It’s been a busy last couple of years for starry productions of Hamlet, what with David Tennant at the RSC, Jude Law at the Donmar, John Simm up in Sheffield and now Rory Kinnear in Nicholas Hytner’s new production at the National. This sudden spate of stagings might make even the most committed Bard fan slightly weary, except of course when it’s as gripping and vital as this.
Hytner’s first innovation is to set the play explicitly in a police state. All the characters are being watched, either by the ever-present CCTV or by the suited apparatchiks, forever muttering into their earpieces. The political undertones, so often soft-pedalled in performance, are here brought to the fore. Claudius – riskily but successfully played by Patrick Malahide as a vaguely Putin-esque despot – addresses his public speeches to ever-present cameras. Dissenters, whether they’re the players, Laertes’ army or even Hamlet himself, are led away by armed men or threatened with torture. Against the ubiquitous sense of violence and paranoia, the question is asked, implicitly; ‘Does one man’s life really matter?’

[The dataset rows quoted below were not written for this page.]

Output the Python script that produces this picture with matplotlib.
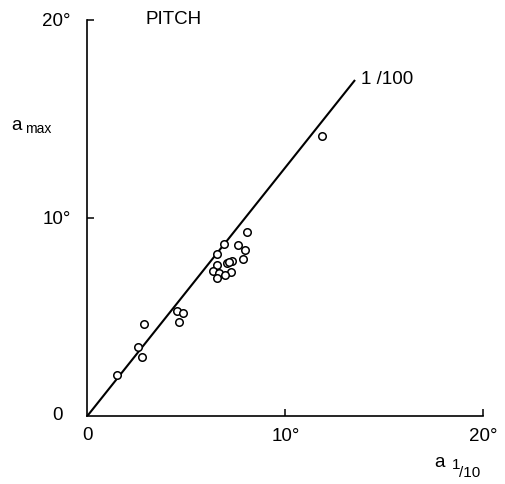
import matplotlib
matplotlib.use("Agg")
import matplotlib.pyplot as plt

plt.rcParams["font.family"] = ["Liberation Sans", "DejaVu Sans"]

# data (degrees)
a_1_10 = [11.83, 8.05, 6.92, 7.63, 7.96, 6.55, 7.85, 7.32, 7.05, 7.15, 6.57, 6.33,
          6.67, 7.24, 6.97, 6.55, 4.51, 4.81, 4.61, 2.86, 2.58, 2.78, 1.48]
a_max = [14.16, 9.28, 8.67, 8.62, 8.38, 8.18, 7.91, 7.83, 7.72, 7.78, 7.63, 7.32,
         7.24, 7.29, 7.12, 6.99, 5.32, 5.19, 4.76, 4.65, 3.50, 3.00, 2.07]
line_x = [0.0, 13.52]
line_y = [0.0, 16.97]
ticks = [0, 10, 20]
x_ticklabels = ["0", "10°", "20°"]
y_ticklabels = ["0", "10°", "20°"]

FS = 13.5

fig = plt.figure(figsize=(5.05, 4.84), dpi=100)
ax = fig.add_axes([0.1729, 0.1405, 0.7842, 0.8182])
ax.set_xlim(0, 20)
ax.set_ylim(0, 20)
ax.spines["top"].set_visible(False)
ax.spines["right"].set_visible(False)
for s in ("left", "bottom"):
    ax.spines[s].set_linewidth(1.2)

ax.plot(line_x, line_y, color="black", lw=1.5, zorder=2, solid_capstyle="butt")
ax.plot(a_1_10, a_max, linestyle="none", marker="o", markersize=5.4,
        markerfacecolor="white", markeredgecolor="black", markeredgewidth=1.1,
        zorder=3, clip_on=False)

ax.set_xticks(ticks[1:])
ax.set_yticks(ticks[1:])
ax.set_xticklabels(x_ticklabels[1:])
ax.set_yticklabels(y_ticklabels[1:])
ax.tick_params(direction="in", length=5, width=1.1, labelsize=FS)
ax.tick_params(axis="x", pad=9)
ax.tick_params(axis="y", pad=12)

# origin labels
ax.text(-1.5, 0.05, y_ticklabels[0], ha="center", va="center", fontsize=FS, clip_on=False)
ax.text(0.0, -1.0, x_ticklabels[0], ha="center", va="center", fontsize=FS, clip_on=False)

ax.text(2.95, 20.0, "PITCH", ha="left", va="center", fontsize=FS, clip_on=False)
ax.text(13.8, 17.0, "1 /100", ha="left", va="center", fontsize=FS, clip_on=False)

# axis labels
ax.text(-3.6, 14.68, "a", ha="center", va="center", fontsize=FS, clip_on=False)
ax.text(-3.15, 14.5, "max", ha="left", va="center", fontsize=10, clip_on=False)
ax.text(17.8, -2.35, "a", ha="center", va="center", fontsize=FS, clip_on=False)
ax.text(18.4, -2.5, "1", ha="left", va="center", fontsize=11, clip_on=False)
ax.text(18.75, -2.9, "/10", ha="left", va="center", fontsize=11, clip_on=False)

fig.savefig("out.png", dpi=100)
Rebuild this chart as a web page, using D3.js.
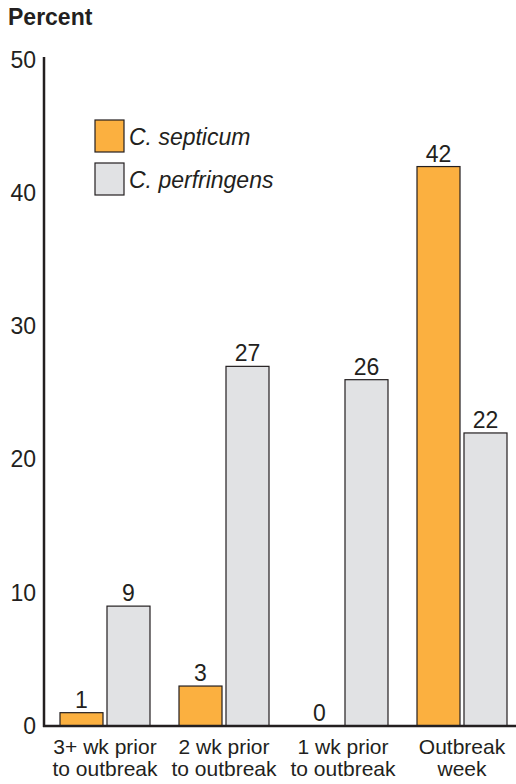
<!DOCTYPE html>
<html><head><meta charset="utf-8">
<script src="https://cdn.jsdelivr.net/npm/d3@7"></script>
<style>body{margin:0;background:#fff}svg{display:block}text{font-family:"Liberation Sans",Arial,sans-serif;fill:#231f20}</style>
</head><body>
<svg id="chart" width="516" height="784"></svg>
<script>
const categories = [["3+ wk prior","to outbreak"],["2 wk prior","to outbreak"],["1 wk prior","to outbreak"],["Outbreak","week"]];
const seriesNames = ["C. septicum","C. perfringens"];
const septicum = [1,3,0,42];
const perfringens = [9,27,26,22];
const yTicks = [0,10,20,30,40,50];
const colors = ["#fbb040","#e1e2e4"];

const svg = d3.select("#chart");
const catKeys = categories.map((c,i)=>i);
const x0 = d3.scaleBand().domain(catKeys).range([60,507]).paddingInner(0.2437).paddingOuter(0);
const x1 = d3.scaleBand().domain([0,1]).range([0,x0.bandwidth()]).paddingInner(0.085).paddingOuter(0);
const y = d3.scaleLinear().domain([0,50]).range([726,60]);

// y axis
const ya = svg.append("g").attr("transform","translate(44,0)")
  .call(d3.axisLeft(y).tickValues(yTicks).tickSize(0).tickSizeOuter(0).tickPadding(8));
ya.select(".domain").attr("stroke","#231f20").attr("stroke-width",2.5).attr("d","M0,"+(y(0)+1)+"V57");
ya.selectAll("text").style("font-size","23px").style("font-family","'Liberation Sans',Arial,sans-serif").attr("fill","#231f20");

// title
svg.append("text").attr("x",8).attr("y",25).text("Percent").style("font-size","23px").style("font-weight","bold");

const data = categories.map((c,i)=>({i, vals:[septicum[i], perfringens[i]]}));
const g = svg.append("g");
const grp = g.selectAll("g.grp").data(data).join("g").attr("transform",d=>`translate(${x0(d.i)},0)`);
grp.selectAll("rect").data(d=>d.vals.map((v,k)=>({v,k}))).join("rect")
  .attr("x",d=>x1(d.k)).attr("width",x1.bandwidth())
  .attr("y",d=>y(d.v)).attr("height",d=>y(0)-y(d.v))
  .attr("fill",d=>colors[d.k]).attr("stroke","#231f20").attr("stroke-width",1.2);
grp.selectAll("text.val").data(d=>d.vals.map((v,k)=>({v,k}))).join("text").attr("class","val")
  .attr("x",d=>x1(d.k)+x1.bandwidth()/2).attr("y",d=>y(d.v)-5)
  .attr("text-anchor","middle").style("font-size","23px").text(d=>d.v);

// baseline
svg.append("line").attr("x1",43).attr("x2",516).attr("y1",y(0)).attr("y2",y(0)).attr("stroke","#231f20").attr("stroke-width",2.5);

// x axis labels
const xa = svg.append("g").attr("transform",`translate(0,${y(0)})`)
  .call(d3.axisBottom(x0).tickSize(0).tickFormat(()=>""));
xa.select(".domain").remove();
xa.selectAll(".tick text").each(function(d){
  const t = d3.select(this).attr("y",28).attr("dy",0).style("font-size","21px").style("font-family","'Liberation Sans',Arial,sans-serif").attr("fill","#231f20");
  categories[d].forEach((line,j)=>t.append("tspan").attr("x",0).attr("dy",j===0?0:22).text(line));
});

// legend
const leg = svg.append("g");
seriesNames.forEach((n,k)=>{
  leg.append("rect").attr("x",95).attr("y",120+k*43).attr("width",29).attr("height",32)
    .attr("fill",colors[k]).attr("stroke","#231f20").attr("stroke-width",1.2);
  leg.append("text").attr("x",129).attr("y",145+k*43).style("font-size","23px").style("font-style","italic").text(n);
});
</script>
</body></html>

The answer, thrillingly, is ‘yes’, because Rory Kinnear’s quite astonishing performance more or less redefines what an audience expects from Hamlet. Kinnear has a magnificent speaking voice, perfect comic timing and the rare ability to swing from high tragedy to low comedy in an instant. What he does here, and it’s both mesmerising and eventually highly moving, is to humanise Hamlet completely. His prince isn’t mad, or transfixed with incestuous desire for his mother, or an impotent wretch unable to avenge his father’s murder. Instead, he’s a young man devastated by grief who gradually comes to realise his destiny is one suffused by violence and loss.
This energetic, intelligent staging moves at a tremendous pace throughout its three-and-three quarter running time, keeping the action as gripping as any modern political thriller. It’s always tempting fate to come out with superlatives, but I can’t remember seeing a clearer, more gripping or more emotionally rich production of this great play.